*PROBLEM TO WORK ON*: Repeat every line of the data exactly, but not the pictures.

*Charts and diagrams as code*:
---
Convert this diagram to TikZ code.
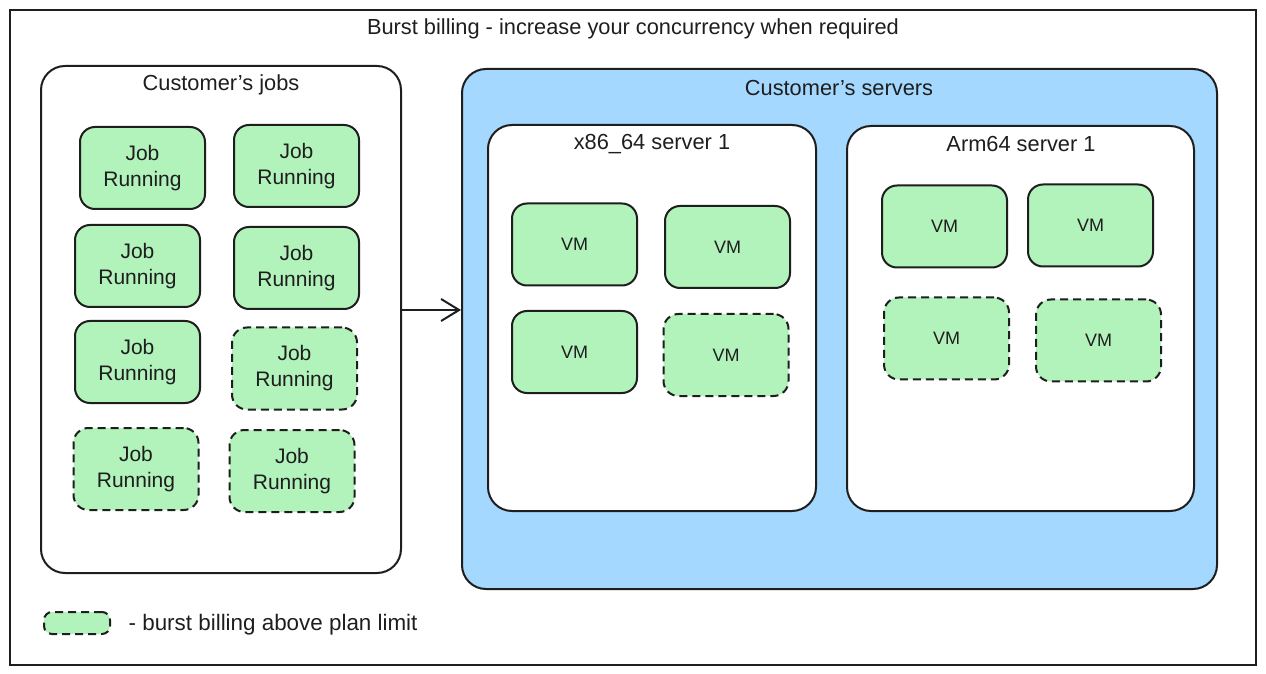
\documentclass[tikz,border=0pt]{standalone}
\usepackage{fontspec}
\setmainfont{Liberation Sans}
\usetikzlibrary{positioning}
\usetikzlibrary{arrows.meta}
\definecolor{ink}{HTML}{1E1E1E}
\definecolor{mint}{HTML}{B2F2BB}
\definecolor{sky}{HTML}{A5D8FF}

\begin{document}
\begin{tikzpicture}[x=0.5pt, y=-0.5pt, line width=1pt, draw=ink, text=ink,
  every node/.style={font=\fontsize{10.9}{13}\selectfont},
  group/.style={draw=ink, rounded corners=12pt, minimum width=#1},
  job/.style={draw=ink, fill=mint, rounded corners=7.5pt, minimum width=62.5pt, minimum height=41pt, align=center, inner sep=0pt, font=\fontsize{10.5}{13}\selectfont},
  burst/.style={job, dash pattern=on 4pt off 2.5pt},
  vm/.style={job, font=\fontsize{9}{11}\selectfont},
  vmburst/.style={burst, font=\fontsize{9}{11}\selectfont}]

\useasboundingbox (0,0) rectangle (1266,674);

% frame
\node (frame) [draw=ink, line width=0.8pt, minimum width=623pt, minimum height=327.5pt] at (633,337.5) {};
\node (title) at (633,29) {Burst billing - increase your concurrency when required};

% jobs
\node (jobs) [group=180pt, minimum height=253.5pt] at (221,319.5) {};
\node (jobstitle) at (221,85) {Customer's jobs};
\node (job1) [job] at (142.5,168) {Job\\Running};
\node (job2) [job] at (296.5,166) {Job\\Running};
\node (job3) [job] at (137.5,266) {Job\\Running};
\node (job4) [job] at (296.5,268) {Job\\Running};
\node (job5) [job] at (137.5,362) {Job\\Running};
\node (job6) [burst] at (294.5,368.5) {Job\\Running};
\node (job7) [burst] at (136,469) {Job\\Running};
\node (job8) [burst] at (292,471) {Job\\Running};

% servers
\node (servers) [group=377.5pt, fill=sky, minimum height=260pt] at (839.5,329) {};
\node (serverstitle) at (839,88) {Customer's servers};

% x86_64
\node (xserver) [group=164pt, fill=white, minimum height=193pt] at (652,318) {};
\node (xtitle) at (652,144) {x86\_64 server 1};
\node (xvm1) [vm] at (574.5,244.5) {VM};
\node (xvm2) [vm] at (727.5,247) {VM};
\node (xvm3) [vm] at (574.5,352) {VM};
\node (xvm4) [vmburst] at (726,355) {VM};

% arm64
\node (aserver) [group=173.5pt, fill=white, minimum height=192.5pt] at (1020.5,318.5) {};
\node (atitle) at (1021,144) {Arm64 server 1};
\node (avm1) [vm] at (944.5,226.5) {VM};
\node (avm2) [vm] at (1090.5,225.5) {VM};
\node (avm3) [vmburst] at (946.5,338.5) {VM};
\node (avm4) [vmburst] at (1098.5,340.5) {VM};

% arrow
\coordinate (tail) at (jobs.east |- 0,310);
\draw [-{Straight Barb[length=9pt, width=11pt]}, line width=1pt] (tail) -- (tail -| servers.west);

% legend
\node (key) [burst, rounded corners=4pt, minimum width=33pt, minimum height=11pt] at (77,623) {};
\node (keytext) [right=5pt of key, yshift=-1pt, font=\fontsize{11.2}{13}\selectfont] {- burst billing above plan limit};

\end{tikzpicture}
\end{document}
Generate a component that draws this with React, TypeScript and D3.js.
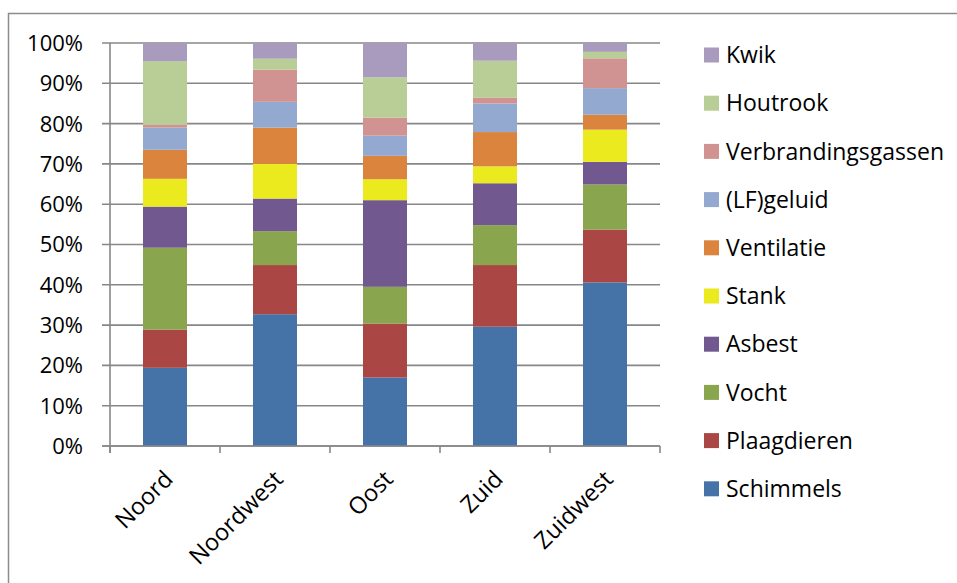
---
*WRITTEN SOLUTION*:
Convert this diagram to TikZ code.
\documentclass[tikz,border=0pt]{standalone}
\usepackage{fontspec}
\setmainfont{Liberation Sans}
\usetikzlibrary{positioning}
\usetikzlibrary{arrows.meta}
\definecolor{ink}{HTML}{1E1E1E}
\definecolor{mint}{HTML}{B2F2BB}
\definecolor{sky}{HTML}{A5D8FF}

\begin{document}
\begin{tikzpicture}[x=0.5pt, y=-0.5pt, line width=1pt, draw=ink, text=ink,
  every node/.style={font=\fontsize{10.9}{13}\selectfont},
  group/.style={draw=ink, rounded corners=12pt, minimum width=#1},
  job/.style={draw=ink, fill=mint, rounded corners=7.5pt, minimum width=62.5pt, minimum height=41pt, align=center, inner sep=0pt, font=\fontsize{10.5}{13}\selectfont},
  burst/.style={job, dash pattern=on 4pt off 2.5pt},
  vm/.style={job, font=\fontsize{9}{11}\selectfont},
  vmburst/.style={burst, font=\fontsize{9}{11}\selectfont}]

\useasboundingbox (0,0) rectangle (1266,674);

% frame
\node (frame) [draw=ink, line width=0.8pt, minimum width=623pt, minimum height=327.5pt] at (633,337.5) {};
\node (title) at (633,29) {Burst billing - increase your concurrency when required};

% jobs
\node (jobs) [group=180pt, minimum height=253.5pt] at (221,319.5) {};
\node (jobstitle) at (221,85) {Customer's jobs};
\node (job1) [job] at (142.5,168) {Job\\Running};
\node (job2) [job] at (296.5,166) {Job\\Running};
\node (job3) [job] at (137.5,266) {Job\\Running};
\node (job4) [job] at (296.5,268) {Job\\Running};
\node (job5) [job] at (137.5,362) {Job\\Running};
\node (job6) [burst] at (294.5,368.5) {Job\\Running};
\node (job7) [burst] at (136,469) {Job\\Running};
\node (job8) [burst] at (292,471) {Job\\Running};

% servers
\node (servers) [group=377.5pt, fill=sky, minimum height=260pt] at (839.5,329) {};
\node (serverstitle) at (839,88) {Customer's servers};

% x86_64
\node (xserver) [group=164pt, fill=white, minimum height=193pt] at (652,318) {};
\node (xtitle) at (652,144) {x86\_64 server 1};
\node (xvm1) [vm] at (574.5,244.5) {VM};
\node (xvm2) [vm] at (727.5,247) {VM};
\node (xvm3) [vm] at (574.5,352) {VM};
\node (xvm4) [vmburst] at (726,355) {VM};

% arm64
\node (aserver) [group=173.5pt, fill=white, minimum height=192.5pt] at (1020.5,318.5) {};
\node (atitle) at (1021,144) {Arm64 server 1};
\node (avm1) [vm] at (944.5,226.5) {VM};
\node (avm2) [vm] at (1090.5,225.5) {VM};
\node (avm3) [vmburst] at (946.5,338.5) {VM};
\node (avm4) [vmburst] at (1098.5,340.5) {VM};

% arrow
\coordinate (tail) at (jobs.east |- 0,310);
\draw [-{Straight Barb[length=9pt, width=11pt]}, line width=1pt] (tail) -- (tail -| servers.west);

% legend
\node (key) [burst, rounded corners=4pt, minimum width=33pt, minimum height=11pt] at (77,623) {};
\node (keytext) [right=5pt of key, yshift=-1pt, font=\fontsize{11.2}{13}\selectfont] {- burst billing above plan limit};

\end{tikzpicture}
\end{document}
Generate a component that draws this with React, TypeScript and D3.js.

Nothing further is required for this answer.